Whilst the improv was a lot of fun, the play’s plot easily stood without the gimmick. Cait (Elizabeth ‘Zee’ Obeng) regularly volunteers to be the patient in these practice scenarios. Each doctor-in-training is tasked with briefing Cait – as the ‘patient’ Isabella – on the fact that her dad is going to die within the week. After each briefing, Cait ranks the trainee doctor on how successfully she feels they handled the interaction. Usually, these assessments would be overseen by a doctor called Lizzy, but she’s sick. Mina (Flora Tregear) fills in, furiously typing notes on the performance of each trainee doctor.
In between each assessment, Mina and Cait get to know one another. At first, they maintain a professional distance. Slowly, they breach the social confines of the workplace, diagnosing each other’s sources of unhappiness and prescribing treatments. Obeng is magnetic, beautifully transitioning between playing Cait and Cait’s patient personae, at times a grieving daughter, at others a woman experiencing mania. Tregear conveys Mina’s geeky idiosyncrasies well, offering a nerdy, insecure foil to the more self-assured Cait.

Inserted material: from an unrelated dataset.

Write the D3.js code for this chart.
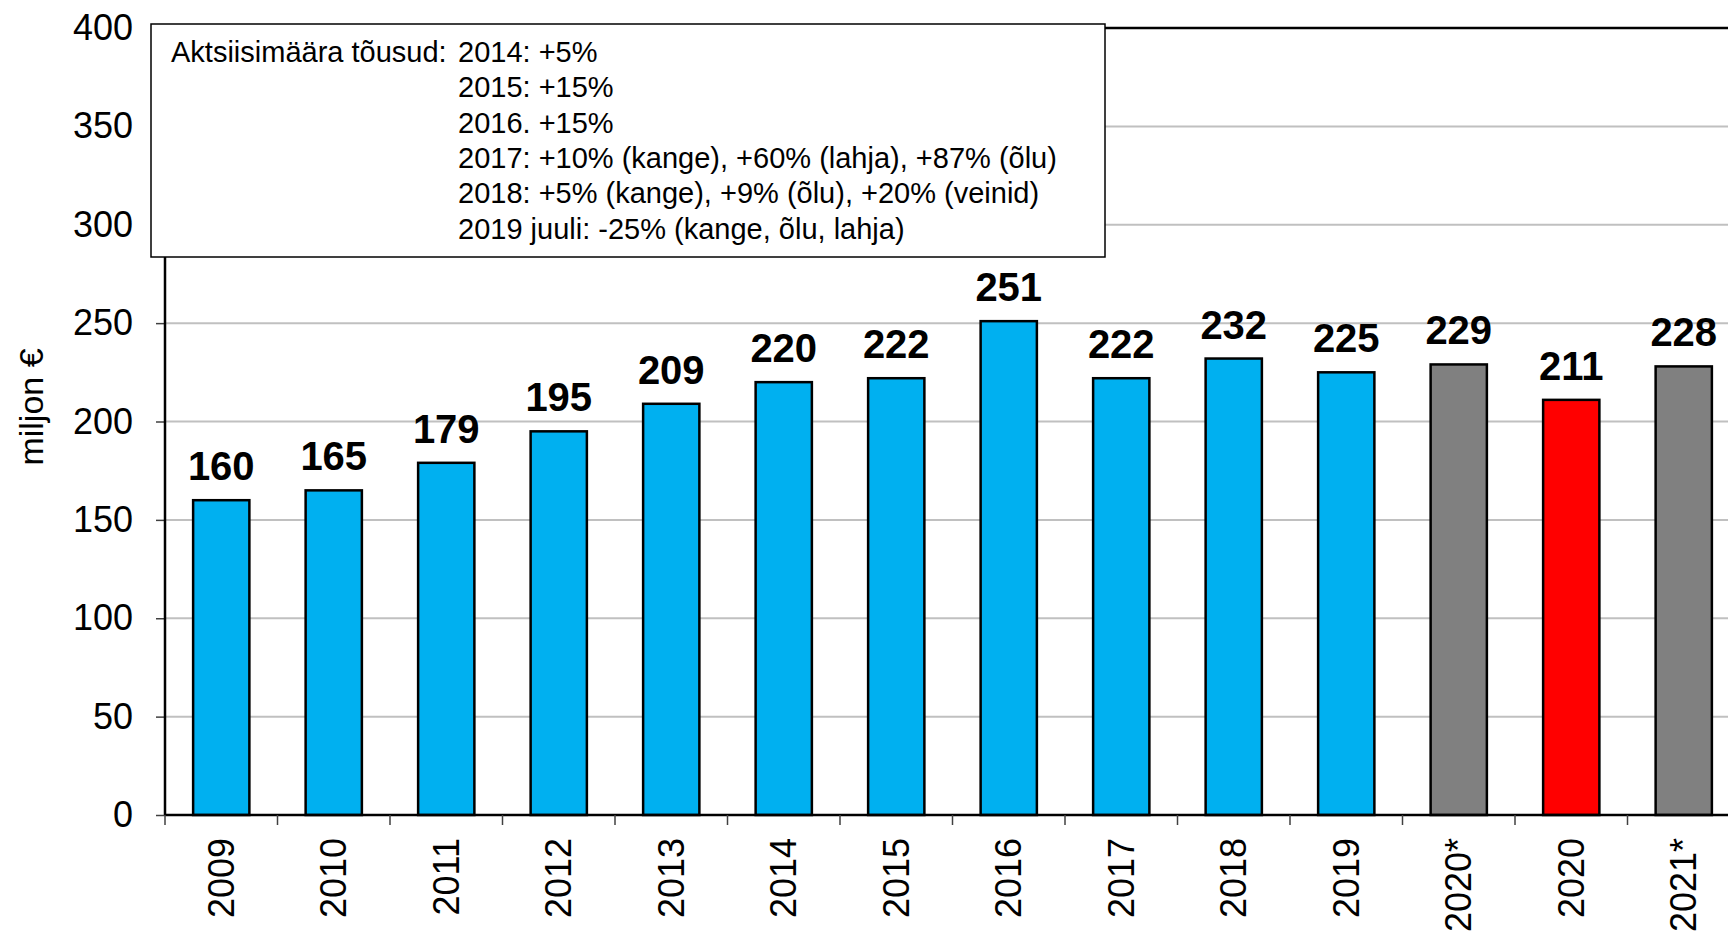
<!DOCTYPE html>
<html>
<head>
<meta charset="utf-8">
<script src="https://cdn.jsdelivr.net/npm/d3@7"></script>
<style>
  body { margin: 0; background: #fff; }
  svg { display: block; font-family: "Liberation Sans", Arial, sans-serif; }
</style>
</head>
<body>
<div id="chart"></div>
<script>
const categories = ["2009", "2010", "2011", "2012", "2013", "2014", "2015", "2016", "2017", "2018", "2019", "2020*", "2020", "2021*"];
const values = [160, 165, 179, 195, 209, 220, 222, 251, 222, 232, 225, 229, 211, 228];
const barColors = ["#00B0F0", "#00B0F0", "#00B0F0", "#00B0F0", "#00B0F0", "#00B0F0", "#00B0F0", "#00B0F0", "#00B0F0", "#00B0F0", "#00B0F0", "#808080", "#FF0000", "#808080"];
const yTicks = [0, 50, 100, 150, 200, 250, 300, 350, 400];
const noteTitle = "Aktsiisimäära tõusud:";
const noteLines = [
    "2014: +5%",
    "2015: +15%",
    "2016. +15%",
    "2017: +10% (kange), +60% (lahja), +87% (õlu)",
    "2018: +5% (kange), +9% (õlu), +20% (veinid)",
    "2019 juuli: -25% (kange, õlu, lahja)"
];

const width = 1728, height = 934;
const plotLeft = 165, plotTop = 28, plotBottom = 815;

const svg = d3.select("#chart").append("svg")
    .attr("width", width)
    .attr("height", height);

const x = d3.scaleBand()
    .domain(categories)
    .range([plotLeft, plotLeft + categories.length * 112.5])
    .paddingInner(0.5)
    .paddingOuter(0.25);

const y = d3.scaleLinear()
    .domain([0, 400])
    .range([plotBottom, plotTop]);

// Gridlines
svg.append("g")
    .selectAll("line")
    .data(yTicks.filter(d => d > 0 && d < 400))
    .enter()
    .append("line")
    .attr("x1", plotLeft)
    .attr("x2", width)
    .attr("y1", d => y(d))
    .attr("y2", d => y(d))
    .attr("stroke", "#c0c0c0")
    .attr("stroke-width", 2);

// Top frame line
svg.append("line")
    .attr("x1", plotLeft).attr("x2", width)
    .attr("y1", y(400)).attr("y2", y(400))
    .attr("stroke", "#000").attr("stroke-width", 2.5);

// Y axis
const yAxis = svg.append("g")
    .attr("transform", `translate(${plotLeft},0)`)
    .call(d3.axisLeft(y).tickValues(yTicks).tickSize(9).tickPadding(23));
yAxis.select(".domain").remove();
yAxis.selectAll(".tick line").attr("stroke", "#404040").attr("stroke-width", 1.5);
yAxis.selectAll(".tick text")
    .attr("fill", "#000")
    .style("font-size", "36px")
    .style("font-family", "'Liberation Sans', Arial, sans-serif");

svg.append("line")
    .attr("x1", plotLeft).attr("x2", plotLeft)
    .attr("y1", y(400)).attr("y2", plotBottom)
    .attr("stroke", "#000").attr("stroke-width", 2.5);

// Bars
svg.selectAll(".bar")
    .data(values)
    .enter()
    .append("rect")
    .attr("class", "bar")
    .attr("x", (d, i) => x(categories[i]))
    .attr("y", d => y(d))
    .attr("width", x.bandwidth())
    .attr("height", d => plotBottom - y(d))
    .attr("fill", (d, i) => barColors[i])
    .attr("stroke", "#000")
    .attr("stroke-width", 2.5);

// Value labels
svg.selectAll(".value")
    .data(values)
    .enter()
    .append("text")
    .attr("class", "value")
    .attr("x", (d, i) => x(categories[i]) + x.bandwidth() / 2)
    .attr("y", d => y(d) - 20)
    .attr("text-anchor", "middle")
    .style("font-size", "40px")
    .style("font-weight", "bold")
    .text(d => d);

// X axis line and ticks at band boundaries
svg.append("line")
    .attr("x1", plotLeft).attr("x2", width)
    .attr("y1", plotBottom).attr("y2", plotBottom)
    .attr("stroke", "#000").attr("stroke-width", 2.5);

svg.append("g")
    .selectAll("line")
    .data(d3.range(categories.length + 1))
    .enter()
    .append("line")
    .attr("x1", i => plotLeft + i * x.step())
    .attr("x2", i => plotLeft + i * x.step())
    .attr("y1", plotBottom)
    .attr("y2", plotBottom + 10)
    .attr("stroke", "#404040")
    .attr("stroke-width", 1.5);

// X labels, rotated
svg.append("g")
    .selectAll("text")
    .data(categories)
    .enter()
    .append("text")
    .attr("transform", d => `translate(${x(d) + x.bandwidth() / 2},838) rotate(-90)`)
    .attr("dy", "0.35em")
    .attr("text-anchor", "end")
    .style("font-size", "36px")
    .text(d => d);

// Y axis title
svg.append("text")
    .attr("transform", "translate(43,407) rotate(-90)")
    .attr("text-anchor", "middle")
    .style("font-size", "34px")
    .text("miljon €");

// Annotation box
const note = svg.append("g");
note.append("rect")
    .attr("x", 151)
    .attr("y", 24)
    .attr("width", 954)
    .attr("height", 233)
    .attr("fill", "#fff")
    .attr("stroke", "#000")
    .attr("stroke-width", 1.5);

note.append("text")
    .attr("x", 171)
    .attr("y", 62)
    .style("font-size", "29px")
    .text(noteTitle);

note.selectAll(".note-line")
    .data(noteLines)
    .enter()
    .append("text")
    .attr("class", "note-line")
    .attr("x", 458)
    .attr("y", (d, i) => 62 + i * 35.3)
    .style("font-size", "29px")
    .text(d => d);
</script>
</body>
</html>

The downtrodden healthcare worker, neglected by those who should safeguard them, is by now a (regrettably) familiar trope. This is Going to Hurt (2022), the standout TV show starring Ambika Mod and Ben Whishaw, was one such treatment. Perhaps this is why GREYJOY’s character Martin (Mackey Pattenden) felt somewhat flat. Mina’s superior and bully, Martin struck me as a boring and one-dimensional addition. Martin’s pantomime villain was a far less complex antagonist than I would have expected to see in a play which is otherwise glittering.
Moments of humour were punctuated by grief-stricken monologues. One unnamed trainee doctor (Xander Lewis) delivers a memorable, defeated monologue about waiting for the death of his terminally ill mother. Themes of waiting emerged in Cait’s relationship with her sister, too, reminding the audience of both the tedium and the luxury of waiting around, and also signally that the theatre is itself a kind of waiting room.
Charlie Traynor’s sound design was subtle and effective. The echoing scuffle of shoes down a corridor emphasised the lack of privacy experienced in a hospital by staff and patients, even during Cait and Mina’s most private conversations. Libby Alldread’s lighting perhaps provided an unexpected remedy to this liminality, zoning off certain colours for specific interactions: red was reserved for when a character was overstepping a boundary; purple for whenever Cait’s sister was mentioned.
GREYJOY asks perceptive questions about authenticity and artificiality. Does it matter if your doctor means it when they express sympathy? Does it matter if they’re reading a script, especially if that script is effective at managing your emotions? Is it possible to provide genuine emotional support to a stranger in a time of need – and must a cup of tea always get involved?
Funny, touching, and with a hint of unexpected romance, GREYJOY is a stunning example of how intricate and thoughtful student theatre can be.
GREYJOY is showing at the Michael Pilch Studio Theatre from Wednesday 28th January until Saturday 31st January.